The data below should be printed in full, exactly, and without any of its images.

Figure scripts
========

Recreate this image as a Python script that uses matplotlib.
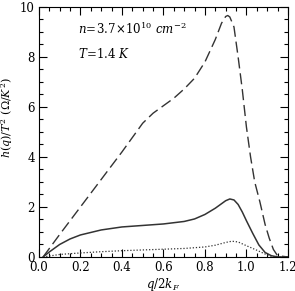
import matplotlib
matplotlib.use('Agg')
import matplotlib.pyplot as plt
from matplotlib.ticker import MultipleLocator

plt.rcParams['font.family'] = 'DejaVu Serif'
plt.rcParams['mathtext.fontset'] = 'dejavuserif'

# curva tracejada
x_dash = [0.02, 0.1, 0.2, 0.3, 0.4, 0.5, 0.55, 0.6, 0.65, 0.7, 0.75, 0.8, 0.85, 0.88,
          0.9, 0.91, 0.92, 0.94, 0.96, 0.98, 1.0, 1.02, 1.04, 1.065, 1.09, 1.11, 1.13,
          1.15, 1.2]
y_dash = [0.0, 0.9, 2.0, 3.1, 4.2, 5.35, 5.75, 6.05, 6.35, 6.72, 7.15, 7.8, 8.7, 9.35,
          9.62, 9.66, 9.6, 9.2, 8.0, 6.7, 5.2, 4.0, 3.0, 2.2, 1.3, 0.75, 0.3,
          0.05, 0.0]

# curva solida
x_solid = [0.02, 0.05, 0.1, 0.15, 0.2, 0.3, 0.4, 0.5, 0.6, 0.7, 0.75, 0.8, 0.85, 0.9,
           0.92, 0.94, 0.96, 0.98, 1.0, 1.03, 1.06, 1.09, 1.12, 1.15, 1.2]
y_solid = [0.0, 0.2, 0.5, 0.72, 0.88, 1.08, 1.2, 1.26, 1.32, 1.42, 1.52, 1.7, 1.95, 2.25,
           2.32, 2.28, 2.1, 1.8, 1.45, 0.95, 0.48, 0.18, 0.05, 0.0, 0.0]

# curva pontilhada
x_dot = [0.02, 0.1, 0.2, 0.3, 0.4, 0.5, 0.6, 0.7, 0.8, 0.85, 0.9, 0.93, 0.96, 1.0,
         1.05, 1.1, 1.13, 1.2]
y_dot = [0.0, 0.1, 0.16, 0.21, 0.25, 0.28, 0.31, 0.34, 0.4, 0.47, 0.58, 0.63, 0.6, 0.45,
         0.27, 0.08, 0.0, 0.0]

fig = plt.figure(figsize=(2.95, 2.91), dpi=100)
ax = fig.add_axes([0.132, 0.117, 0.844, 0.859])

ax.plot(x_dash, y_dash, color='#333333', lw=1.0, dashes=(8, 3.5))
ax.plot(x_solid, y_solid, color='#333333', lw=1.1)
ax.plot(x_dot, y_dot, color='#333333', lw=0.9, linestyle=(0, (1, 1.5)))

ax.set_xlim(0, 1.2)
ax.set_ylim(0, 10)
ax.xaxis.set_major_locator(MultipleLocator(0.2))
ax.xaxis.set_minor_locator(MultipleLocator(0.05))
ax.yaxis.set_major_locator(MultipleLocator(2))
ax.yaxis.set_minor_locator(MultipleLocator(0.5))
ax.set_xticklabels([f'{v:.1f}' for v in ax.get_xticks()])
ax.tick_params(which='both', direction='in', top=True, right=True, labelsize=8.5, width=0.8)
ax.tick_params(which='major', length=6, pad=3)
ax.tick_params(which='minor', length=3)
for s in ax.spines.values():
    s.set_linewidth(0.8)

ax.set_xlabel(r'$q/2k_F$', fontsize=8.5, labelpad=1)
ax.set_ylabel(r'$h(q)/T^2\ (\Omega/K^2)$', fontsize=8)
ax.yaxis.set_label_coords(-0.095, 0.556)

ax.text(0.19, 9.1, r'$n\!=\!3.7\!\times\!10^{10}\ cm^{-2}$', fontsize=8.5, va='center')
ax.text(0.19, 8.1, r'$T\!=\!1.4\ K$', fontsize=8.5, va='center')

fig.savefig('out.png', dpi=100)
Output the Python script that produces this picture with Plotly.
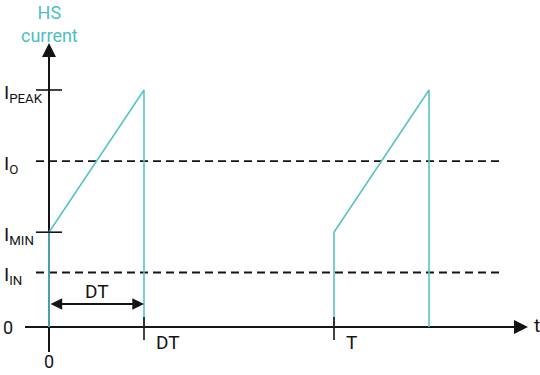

========

• Solution:
Recreate this image as a Python script that uses matplotlib.
import matplotlib
matplotlib.use('Agg')
import matplotlib.pyplot as plt
from matplotlib.ticker import MultipleLocator

plt.rcParams['font.family'] = 'DejaVu Serif'
plt.rcParams['mathtext.fontset'] = 'dejavuserif'

# curva tracejada
x_dash = [0.02, 0.1, 0.2, 0.3, 0.4, 0.5, 0.55, 0.6, 0.65, 0.7, 0.75, 0.8, 0.85, 0.88,
          0.9, 0.91, 0.92, 0.94, 0.96, 0.98, 1.0, 1.02, 1.04, 1.065, 1.09, 1.11, 1.13,
          1.15, 1.2]
y_dash = [0.0, 0.9, 2.0, 3.1, 4.2, 5.35, 5.75, 6.05, 6.35, 6.72, 7.15, 7.8, 8.7, 9.35,
          9.62, 9.66, 9.6, 9.2, 8.0, 6.7, 5.2, 4.0, 3.0, 2.2, 1.3, 0.75, 0.3,
          0.05, 0.0]

# curva solida
x_solid = [0.02, 0.05, 0.1, 0.15, 0.2, 0.3, 0.4, 0.5, 0.6, 0.7, 0.75, 0.8, 0.85, 0.9,
           0.92, 0.94, 0.96, 0.98, 1.0, 1.03, 1.06, 1.09, 1.12, 1.15, 1.2]
y_solid = [0.0, 0.2, 0.5, 0.72, 0.88, 1.08, 1.2, 1.26, 1.32, 1.42, 1.52, 1.7, 1.95, 2.25,
           2.32, 2.28, 2.1, 1.8, 1.45, 0.95, 0.48, 0.18, 0.05, 0.0, 0.0]

# curva pontilhada
x_dot = [0.02, 0.1, 0.2, 0.3, 0.4, 0.5, 0.6, 0.7, 0.8, 0.85, 0.9, 0.93, 0.96, 1.0,
         1.05, 1.1, 1.13, 1.2]
y_dot = [0.0, 0.1, 0.16, 0.21, 0.25, 0.28, 0.31, 0.34, 0.4, 0.47, 0.58, 0.63, 0.6, 0.45,
         0.27, 0.08, 0.0, 0.0]

fig = plt.figure(figsize=(2.95, 2.91), dpi=100)
ax = fig.add_axes([0.132, 0.117, 0.844, 0.859])

ax.plot(x_dash, y_dash, color='#333333', lw=1.0, dashes=(8, 3.5))
ax.plot(x_solid, y_solid, color='#333333', lw=1.1)
ax.plot(x_dot, y_dot, color='#333333', lw=0.9, linestyle=(0, (1, 1.5)))

ax.set_xlim(0, 1.2)
ax.set_ylim(0, 10)
ax.xaxis.set_major_locator(MultipleLocator(0.2))
ax.xaxis.set_minor_locator(MultipleLocator(0.05))
ax.yaxis.set_major_locator(MultipleLocator(2))
ax.yaxis.set_minor_locator(MultipleLocator(0.5))
ax.set_xticklabels([f'{v:.1f}' for v in ax.get_xticks()])
ax.tick_params(which='both', direction='in', top=True, right=True, labelsize=8.5, width=0.8)
ax.tick_params(which='major', length=6, pad=3)
ax.tick_params(which='minor', length=3)
for s in ax.spines.values():
    s.set_linewidth(0.8)

ax.set_xlabel(r'$q/2k_F$', fontsize=8.5, labelpad=1)
ax.set_ylabel(r'$h(q)/T^2\ (\Omega/K^2)$', fontsize=8)
ax.yaxis.set_label_coords(-0.095, 0.556)

ax.text(0.19, 9.1, r'$n\!=\!3.7\!\times\!10^{10}\ cm^{-2}$', fontsize=8.5, va='center')
ax.text(0.19, 8.1, r'$T\!=\!1.4\ K$', fontsize=8.5, va='center')

fig.savefig('out.png', dpi=100)
Output the Python script that produces this picture with Plotly.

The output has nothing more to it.